Eine genaue Höhe des Urlaubsgeldes wurde dabei nicht mitgeteilt. Vielmehr enthielten die Schreiben regelmäßig folgenden Inhalt:
„1. Die Zahlung der Urlaubsgratifikation erfolgt in Anerkennung der von den Mitarbeitern/innen geleisteten Arbeit, des Arbeitserfolges wie der in der Vergangenheit und in der Zukunft bewiesenen Betriebstreue.
2. Die Höhe einer vollen Urlaubszuwendung wird in Form einer ergänzenden Regelung jährlich entschieden und festgelegt.“
Aussetzung des Urlaubsgeld
Im Juni 2020 wandte sich dann die Beklagte an alle Mitarbeitenden und informierte sie darüber, dass die Zahlung des Urlaubsgelds für das laufende Jahr ausgesetzt werde. Dementsprechend erhielte auch der Kläger für das Jahr 2020 kein Urlaubsgeld.
Der erst seit 2013 bestehende Betriebsrat wurde zu keinem Zeitpunkt förmlich an den Vorgängen zum Themenkomplex Urlaubs- und Weihnachtsgeld beteiligt.
Der Kläger ist der Auffassung, ihm stehe ein Anspruch auf Zahlung eines Urlaubsgelds für das Jahr 2020 in der geltend gemachten bisherigen Höhe aus einer Gesamtzusage zu. Der Freiwilligkeitsvorbehalt stehe dem nicht entgegen.
Das Arbeitsgericht hat der Klage stattgegeben. Im Berufungsverfahren hatte hingegen das Landesarbeitsgericht die Klage abgewiesen.
Die Entscheidung:
Im Revisionsverfahren hat das Bundesarbeitsgericht hingegen der Klage, wie das Arbeitsgericht, stattgegeben.
I. Gesamtzusage
Zunächst hat das Bundesarbeitsgericht die Rechtsgrundlage des Anspruchs geklärt. Das Bundesarbeitsgericht hat festgestellt, dass es sich bei der spätestens im Jahre 2008 schriftlich erteilten Info an die Mitarbeiter um eine Gesamtzusage handelt. Diese begründet einen Anspruch auf Zahlung eines Urlausgeldes.

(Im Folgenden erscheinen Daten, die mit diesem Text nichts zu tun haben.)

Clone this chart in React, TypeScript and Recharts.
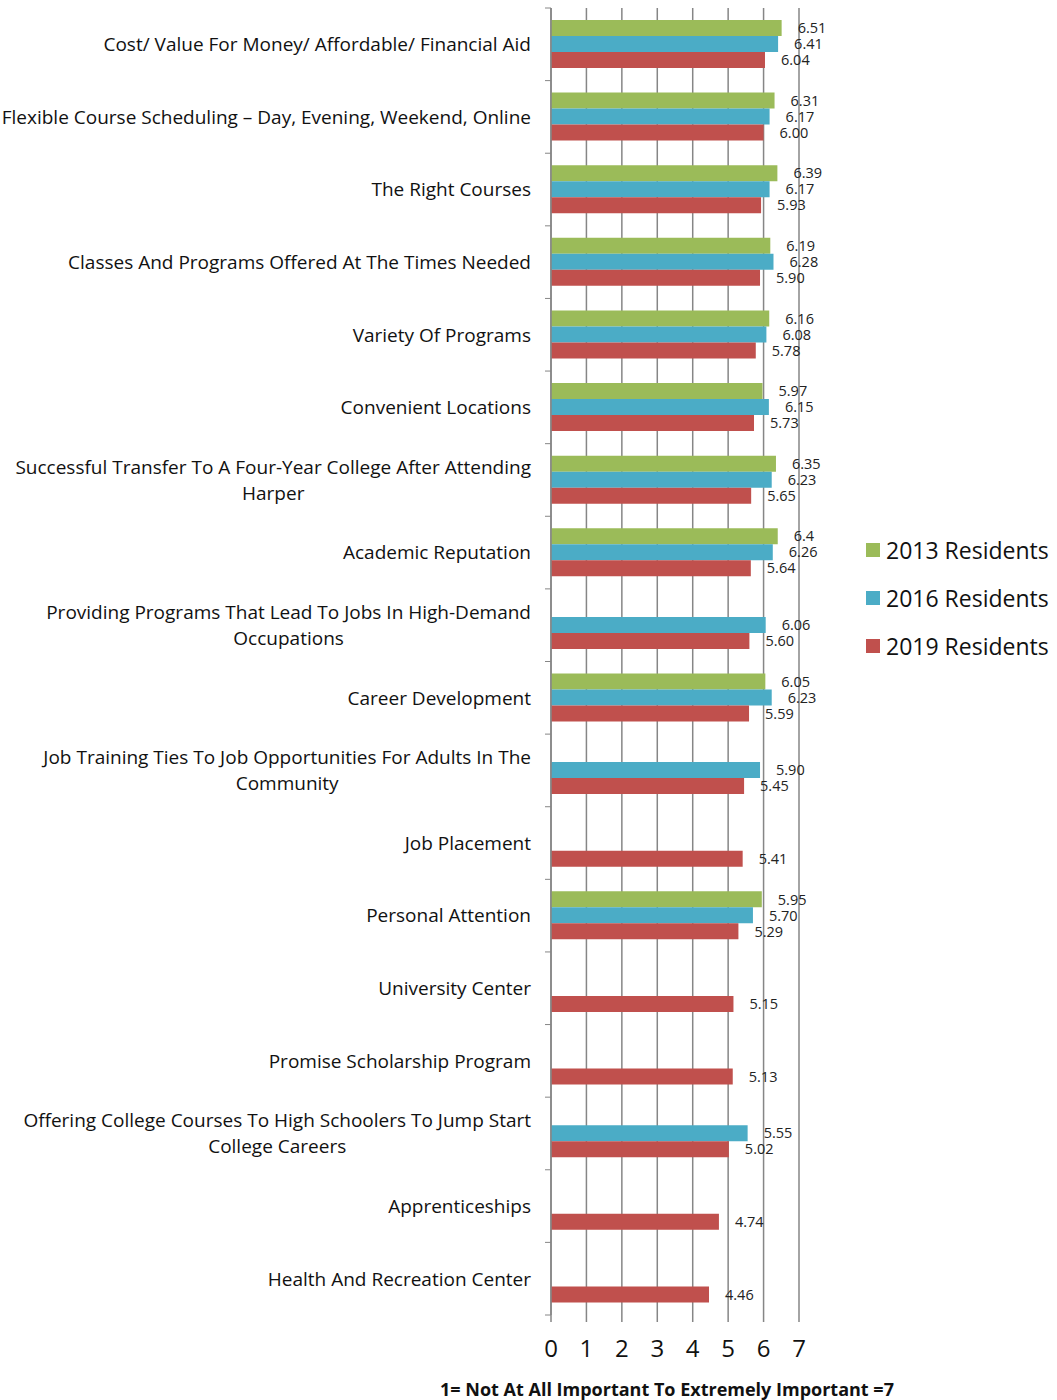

Eine Gesamtzusage richtet sich an alle Arbeitnehmer des Betriebs oder jedenfalls einen bestimmten abgrenzbaren Teil der Arbeitnehmerschaft. Sie enthält die ausdrückliche Erklärung des Arbeitgebers, bestimmte Leistungen erbringen zu wollen. Eine ausdrückliche Annahme dieses Antrages wird nach den Regelungen des BGB von den Arbeitnehmern dabei nicht erwartet, §§ 145, 151 BGB. Vielmehr wird trotz ausdrücklicher Annahme das Angebot in der Gesamtzusage ergänzender Inhalt des Arbeitsvertrages. Auch nachträglich in den Betrieb eintretende Arbeitnehmer erwerben damit einen einzelvertraglichen Anspruch auf die zugesagten Leistungen der Gesamtzusage, wenn sie die Anspruchsvoraussetzungen erfüllen.
Hinweis für die Praxis:
Eine Gesamtzusage wird dann wirksam, wenn sie gegenüber der Arbeitnehmerschaft in einer Form verlautbar wird, die die einzelnen Beschäftigten typischerweise in die Lage versetzt, von der Erklärung Kenntnis zu nehmen. Auf die konkrete Kenntnis kommt es dabei nicht an.
II. Kombination von Freiwilligkeits- und Widerrufsvorbehalt unwirksam!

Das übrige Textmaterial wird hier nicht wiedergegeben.